DENVER – A university group looking for solutions to the flood of money in politics has come up with an unusual solution – more money.
Colorado has some of the lowest campaign donation limits in the country – $200 for candidates for the Legislature, and $1,100 for governor.
Denver University’s Strategic Issues Program recommended Tuesday that the state blow the lid off those limits and let people give whatever they want to a candidate or political party.
The current limits are supposed to keep excess money out of politics, said James Griesemer, the panel’s chairman.
“You know, that’s not how it’s working.

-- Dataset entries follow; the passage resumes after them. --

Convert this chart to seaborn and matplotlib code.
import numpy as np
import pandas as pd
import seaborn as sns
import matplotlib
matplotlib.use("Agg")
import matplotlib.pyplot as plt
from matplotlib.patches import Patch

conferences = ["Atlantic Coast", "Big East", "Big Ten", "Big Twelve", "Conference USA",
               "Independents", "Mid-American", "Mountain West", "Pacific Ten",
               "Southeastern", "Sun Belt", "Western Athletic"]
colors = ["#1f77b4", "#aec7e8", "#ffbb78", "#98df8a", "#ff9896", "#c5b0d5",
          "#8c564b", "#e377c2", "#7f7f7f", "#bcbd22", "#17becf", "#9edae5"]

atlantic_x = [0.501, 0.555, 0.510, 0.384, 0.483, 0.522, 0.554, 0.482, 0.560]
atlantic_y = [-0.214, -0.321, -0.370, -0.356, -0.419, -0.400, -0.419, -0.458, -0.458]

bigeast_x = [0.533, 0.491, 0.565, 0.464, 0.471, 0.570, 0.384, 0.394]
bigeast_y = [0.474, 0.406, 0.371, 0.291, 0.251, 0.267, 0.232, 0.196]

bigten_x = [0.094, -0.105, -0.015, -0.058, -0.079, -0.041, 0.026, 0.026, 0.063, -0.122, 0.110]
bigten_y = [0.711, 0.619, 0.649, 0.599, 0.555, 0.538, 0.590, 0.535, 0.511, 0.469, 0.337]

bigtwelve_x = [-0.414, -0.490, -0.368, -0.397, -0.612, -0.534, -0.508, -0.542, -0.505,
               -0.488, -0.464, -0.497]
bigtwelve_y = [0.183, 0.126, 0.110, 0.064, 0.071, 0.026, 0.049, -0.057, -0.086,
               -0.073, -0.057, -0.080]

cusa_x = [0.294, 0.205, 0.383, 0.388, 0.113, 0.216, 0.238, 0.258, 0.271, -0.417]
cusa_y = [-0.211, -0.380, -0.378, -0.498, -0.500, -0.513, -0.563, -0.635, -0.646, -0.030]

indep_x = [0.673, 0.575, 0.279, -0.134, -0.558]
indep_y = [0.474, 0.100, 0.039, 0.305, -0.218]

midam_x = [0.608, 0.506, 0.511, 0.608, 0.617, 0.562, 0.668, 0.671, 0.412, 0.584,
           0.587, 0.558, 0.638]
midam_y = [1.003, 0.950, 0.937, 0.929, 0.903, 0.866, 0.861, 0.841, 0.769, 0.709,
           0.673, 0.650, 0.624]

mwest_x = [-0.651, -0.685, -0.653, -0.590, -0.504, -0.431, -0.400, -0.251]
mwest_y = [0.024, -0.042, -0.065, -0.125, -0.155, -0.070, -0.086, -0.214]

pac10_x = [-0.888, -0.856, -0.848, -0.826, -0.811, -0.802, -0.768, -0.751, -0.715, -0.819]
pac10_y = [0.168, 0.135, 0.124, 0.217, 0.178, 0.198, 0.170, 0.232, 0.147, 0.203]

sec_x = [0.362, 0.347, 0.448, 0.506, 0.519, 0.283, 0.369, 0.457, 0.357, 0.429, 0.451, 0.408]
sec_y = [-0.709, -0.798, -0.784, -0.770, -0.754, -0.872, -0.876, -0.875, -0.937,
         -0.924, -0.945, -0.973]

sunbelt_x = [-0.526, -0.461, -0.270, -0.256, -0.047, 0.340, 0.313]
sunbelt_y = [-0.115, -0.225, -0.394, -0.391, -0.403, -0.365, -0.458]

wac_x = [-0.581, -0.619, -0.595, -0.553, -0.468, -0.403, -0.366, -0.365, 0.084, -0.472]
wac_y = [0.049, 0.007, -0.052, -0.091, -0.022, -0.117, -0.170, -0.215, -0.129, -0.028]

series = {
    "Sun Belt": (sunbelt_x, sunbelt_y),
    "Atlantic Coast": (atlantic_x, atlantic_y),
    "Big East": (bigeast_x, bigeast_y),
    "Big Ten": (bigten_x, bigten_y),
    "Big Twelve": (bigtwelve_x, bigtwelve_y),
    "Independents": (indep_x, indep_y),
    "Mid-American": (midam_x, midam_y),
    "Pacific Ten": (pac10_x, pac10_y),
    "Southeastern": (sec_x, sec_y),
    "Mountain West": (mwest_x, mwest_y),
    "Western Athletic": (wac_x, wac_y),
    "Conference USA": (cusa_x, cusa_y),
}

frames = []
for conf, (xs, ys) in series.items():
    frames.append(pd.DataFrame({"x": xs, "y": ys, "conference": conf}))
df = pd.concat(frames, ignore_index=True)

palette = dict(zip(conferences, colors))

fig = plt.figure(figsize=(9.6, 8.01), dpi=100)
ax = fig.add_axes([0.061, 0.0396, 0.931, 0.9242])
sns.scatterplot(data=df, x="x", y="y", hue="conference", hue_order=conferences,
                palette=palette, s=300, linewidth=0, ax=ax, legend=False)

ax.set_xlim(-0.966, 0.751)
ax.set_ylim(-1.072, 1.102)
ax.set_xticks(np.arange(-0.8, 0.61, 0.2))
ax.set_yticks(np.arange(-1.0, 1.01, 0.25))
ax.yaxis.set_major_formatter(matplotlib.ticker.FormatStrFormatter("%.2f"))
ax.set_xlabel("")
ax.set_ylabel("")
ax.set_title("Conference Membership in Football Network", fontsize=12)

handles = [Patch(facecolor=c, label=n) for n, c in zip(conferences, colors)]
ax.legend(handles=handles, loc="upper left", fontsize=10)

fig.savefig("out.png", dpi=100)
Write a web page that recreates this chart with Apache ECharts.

We’re not reducing the amount of money in politics,” Griesemer said. “All we’re doing is rechanneling it.”
While candidates and parties cope with low limits, outside groups – the ones with a vague names like Americans for America – can spend unlimited money and never reveal their donors.
Supreme Court decisions – especially the Citizens United case – have opened the door to unlimited spending by corporations and rich people. Although many members of the DU panel disagree with the high court, they decided to “take the world as we find it” and recommend new laws for the era of unlimited political money, Griesemer said.
The group also tackled the “dark money” problem.
The last several elections have seen millions of dollars in secret money flow into Colorado through nonprofit groups operating under sections 501(c)4 or 501(c)6 of the tax code. Such groups are allowed to spend on politics, and they don’t have to reveal their donors.
For example, the donors behind most of the money spent for and against the campaign to legalize marijuana in 2012 were never revealed, because the money flowed through nonprofit groups.
The DU panel recommended that such nonprofits be forced to reveal who is funding them if they want to participate in Colorado politics.
Elena Nunez, director of Colorado Common Cause, liked the recommendation to force political nonprofit groups to reveal their donors.
But Common Cause was a prime author of the state’s low donation limits, and Nunez said getting rid of them won’t solve any problems.
“That still drowns out the voices of everyday Coloradans who can’t write $1,000 checks, $100,000 checks or more,” she said.
A better solution, Nunez said, is to push for a U.S. Constitutional amendment to overturn Citizens United.
The Strategic Issues Panel tackles a difficult problem every year by inviting state leaders from across the political spectrum to study it in detail.